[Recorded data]
□ □ □ □
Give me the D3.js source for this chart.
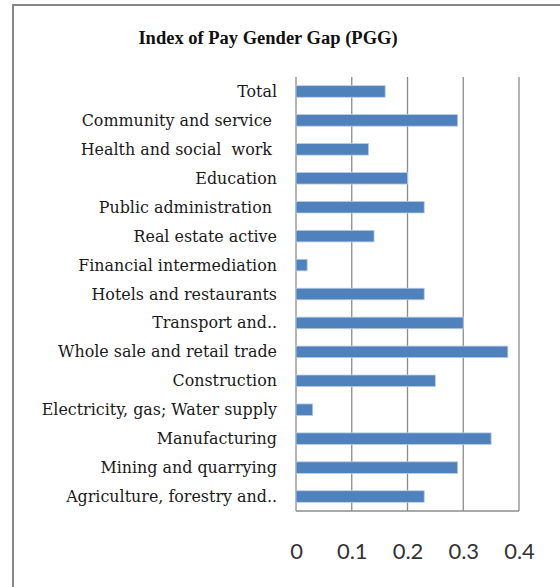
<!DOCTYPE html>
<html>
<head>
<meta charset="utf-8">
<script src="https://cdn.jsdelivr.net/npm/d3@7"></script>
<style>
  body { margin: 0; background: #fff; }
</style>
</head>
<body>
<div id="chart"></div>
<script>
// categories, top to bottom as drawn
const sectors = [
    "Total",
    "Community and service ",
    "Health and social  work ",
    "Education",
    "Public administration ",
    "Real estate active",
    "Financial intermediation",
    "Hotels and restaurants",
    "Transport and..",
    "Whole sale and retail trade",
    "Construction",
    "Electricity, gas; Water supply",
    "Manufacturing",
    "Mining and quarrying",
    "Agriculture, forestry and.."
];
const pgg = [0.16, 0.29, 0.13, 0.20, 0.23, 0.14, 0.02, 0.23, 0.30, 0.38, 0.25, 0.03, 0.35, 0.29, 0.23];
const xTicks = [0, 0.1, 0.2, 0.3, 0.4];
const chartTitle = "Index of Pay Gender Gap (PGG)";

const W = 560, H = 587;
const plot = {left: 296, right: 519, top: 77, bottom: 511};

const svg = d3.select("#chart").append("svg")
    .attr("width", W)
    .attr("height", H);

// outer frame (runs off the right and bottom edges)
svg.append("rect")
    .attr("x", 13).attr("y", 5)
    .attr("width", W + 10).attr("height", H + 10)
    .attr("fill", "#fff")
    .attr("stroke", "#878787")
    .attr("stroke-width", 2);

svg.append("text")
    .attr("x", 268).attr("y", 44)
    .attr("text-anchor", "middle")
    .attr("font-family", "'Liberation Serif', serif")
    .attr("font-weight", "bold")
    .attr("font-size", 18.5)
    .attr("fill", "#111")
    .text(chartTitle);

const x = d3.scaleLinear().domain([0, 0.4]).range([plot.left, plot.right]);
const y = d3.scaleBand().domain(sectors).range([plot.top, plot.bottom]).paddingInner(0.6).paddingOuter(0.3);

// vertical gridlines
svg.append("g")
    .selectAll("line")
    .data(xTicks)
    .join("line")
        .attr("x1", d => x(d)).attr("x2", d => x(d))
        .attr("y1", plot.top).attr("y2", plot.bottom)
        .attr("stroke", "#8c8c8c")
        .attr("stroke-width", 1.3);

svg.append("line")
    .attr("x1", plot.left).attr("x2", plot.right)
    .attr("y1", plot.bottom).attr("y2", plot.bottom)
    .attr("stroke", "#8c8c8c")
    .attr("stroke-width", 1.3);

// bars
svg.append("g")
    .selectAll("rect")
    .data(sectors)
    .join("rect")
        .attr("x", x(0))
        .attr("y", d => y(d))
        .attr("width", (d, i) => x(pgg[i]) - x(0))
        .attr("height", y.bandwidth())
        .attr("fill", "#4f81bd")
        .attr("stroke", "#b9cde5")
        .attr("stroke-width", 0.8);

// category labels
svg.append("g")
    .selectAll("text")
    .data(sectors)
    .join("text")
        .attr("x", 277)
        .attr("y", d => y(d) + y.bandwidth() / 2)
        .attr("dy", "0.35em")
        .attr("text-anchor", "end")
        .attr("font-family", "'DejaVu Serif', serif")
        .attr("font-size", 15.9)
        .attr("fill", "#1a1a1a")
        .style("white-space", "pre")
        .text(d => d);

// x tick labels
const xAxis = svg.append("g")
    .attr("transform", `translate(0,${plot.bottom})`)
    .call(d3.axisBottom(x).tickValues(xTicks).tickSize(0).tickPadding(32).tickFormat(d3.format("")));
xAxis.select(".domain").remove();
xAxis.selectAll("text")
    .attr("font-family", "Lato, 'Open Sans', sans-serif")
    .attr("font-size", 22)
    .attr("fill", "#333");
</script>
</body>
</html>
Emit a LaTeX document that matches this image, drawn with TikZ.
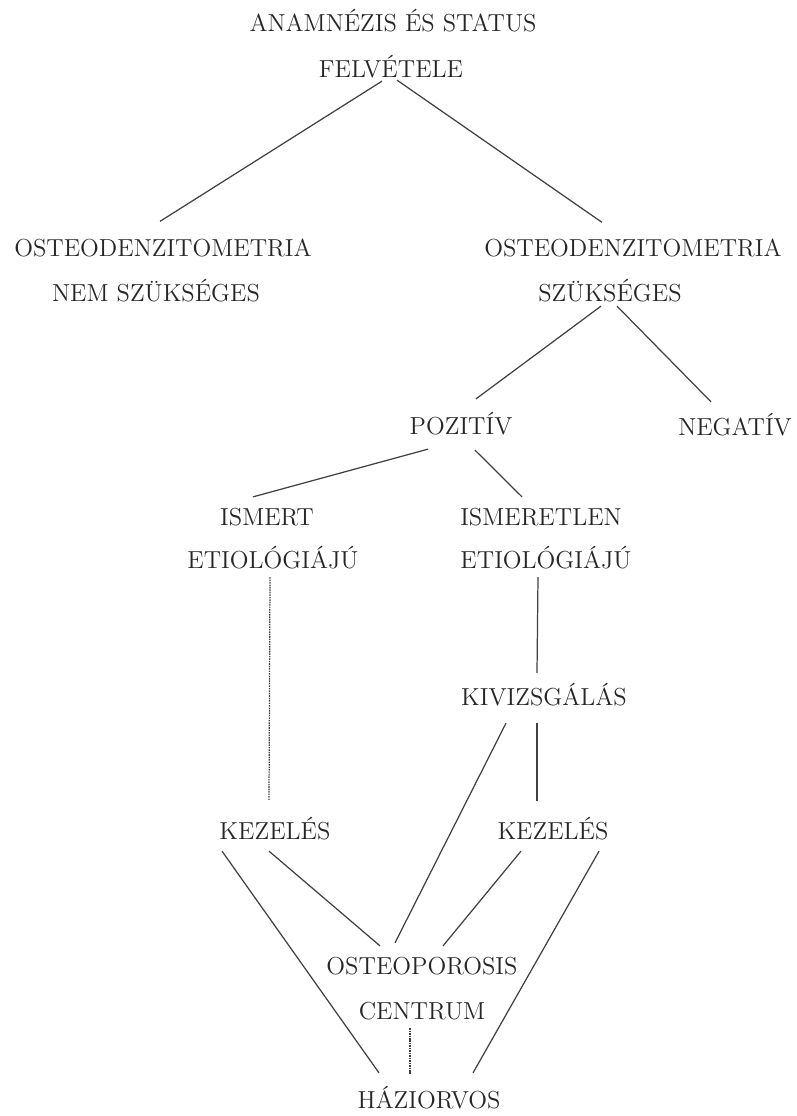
□ □ □ □
● **WHAT TO WORK ON**
The records above should be reproduced exactly, with no pictures included.

● **WRITTEN SOLUTION**
Give me the D3.js source for this chart.
<!DOCTYPE html>
<html>
<head>
<meta charset="utf-8">
<script src="https://cdn.jsdelivr.net/npm/d3@7"></script>
<style>
  body { margin: 0; background: #fff; }
</style>
</head>
<body>
<div id="chart"></div>
<script>
// categories, top to bottom as drawn
const sectors = [
    "Total",
    "Community and service ",
    "Health and social  work ",
    "Education",
    "Public administration ",
    "Real estate active",
    "Financial intermediation",
    "Hotels and restaurants",
    "Transport and..",
    "Whole sale and retail trade",
    "Construction",
    "Electricity, gas; Water supply",
    "Manufacturing",
    "Mining and quarrying",
    "Agriculture, forestry and.."
];
const pgg = [0.16, 0.29, 0.13, 0.20, 0.23, 0.14, 0.02, 0.23, 0.30, 0.38, 0.25, 0.03, 0.35, 0.29, 0.23];
const xTicks = [0, 0.1, 0.2, 0.3, 0.4];
const chartTitle = "Index of Pay Gender Gap (PGG)";

const W = 560, H = 587;
const plot = {left: 296, right: 519, top: 77, bottom: 511};

const svg = d3.select("#chart").append("svg")
    .attr("width", W)
    .attr("height", H);

// outer frame (runs off the right and bottom edges)
svg.append("rect")
    .attr("x", 13).attr("y", 5)
    .attr("width", W + 10).attr("height", H + 10)
    .attr("fill", "#fff")
    .attr("stroke", "#878787")
    .attr("stroke-width", 2);

svg.append("text")
    .attr("x", 268).attr("y", 44)
    .attr("text-anchor", "middle")
    .attr("font-family", "'Liberation Serif', serif")
    .attr("font-weight", "bold")
    .attr("font-size", 18.5)
    .attr("fill", "#111")
    .text(chartTitle);

const x = d3.scaleLinear().domain([0, 0.4]).range([plot.left, plot.right]);
const y = d3.scaleBand().domain(sectors).range([plot.top, plot.bottom]).paddingInner(0.6).paddingOuter(0.3);

// vertical gridlines
svg.append("g")
    .selectAll("line")
    .data(xTicks)
    .join("line")
        .attr("x1", d => x(d)).attr("x2", d => x(d))
        .attr("y1", plot.top).attr("y2", plot.bottom)
        .attr("stroke", "#8c8c8c")
        .attr("stroke-width", 1.3);

svg.append("line")
    .attr("x1", plot.left).attr("x2", plot.right)
    .attr("y1", plot.bottom).attr("y2", plot.bottom)
    .attr("stroke", "#8c8c8c")
    .attr("stroke-width", 1.3);

// bars
svg.append("g")
    .selectAll("rect")
    .data(sectors)
    .join("rect")
        .attr("x", x(0))
        .attr("y", d => y(d))
        .attr("width", (d, i) => x(pgg[i]) - x(0))
        .attr("height", y.bandwidth())
        .attr("fill", "#4f81bd")
        .attr("stroke", "#b9cde5")
        .attr("stroke-width", 0.8);

// category labels
svg.append("g")
    .selectAll("text")
    .data(sectors)
    .join("text")
        .attr("x", 277)
        .attr("y", d => y(d) + y.bandwidth() / 2)
        .attr("dy", "0.35em")
        .attr("text-anchor", "end")
        .attr("font-family", "'DejaVu Serif', serif")
        .attr("font-size", 15.9)
        .attr("fill", "#1a1a1a")
        .style("white-space", "pre")
        .text(d => d);

// x tick labels
const xAxis = svg.append("g")
    .attr("transform", `translate(0,${plot.bottom})`)
    .call(d3.axisBottom(x).tickValues(xTicks).tickSize(0).tickPadding(32).tickFormat(d3.format("")));
xAxis.select(".domain").remove();
xAxis.selectAll("text")
    .attr("font-family", "Lato, 'Open Sans', sans-serif")
    .attr("font-size", 22)
    .attr("fill", "#333");
</script>
</body>
</html>
Emit a LaTeX document that matches this image, drawn with TikZ.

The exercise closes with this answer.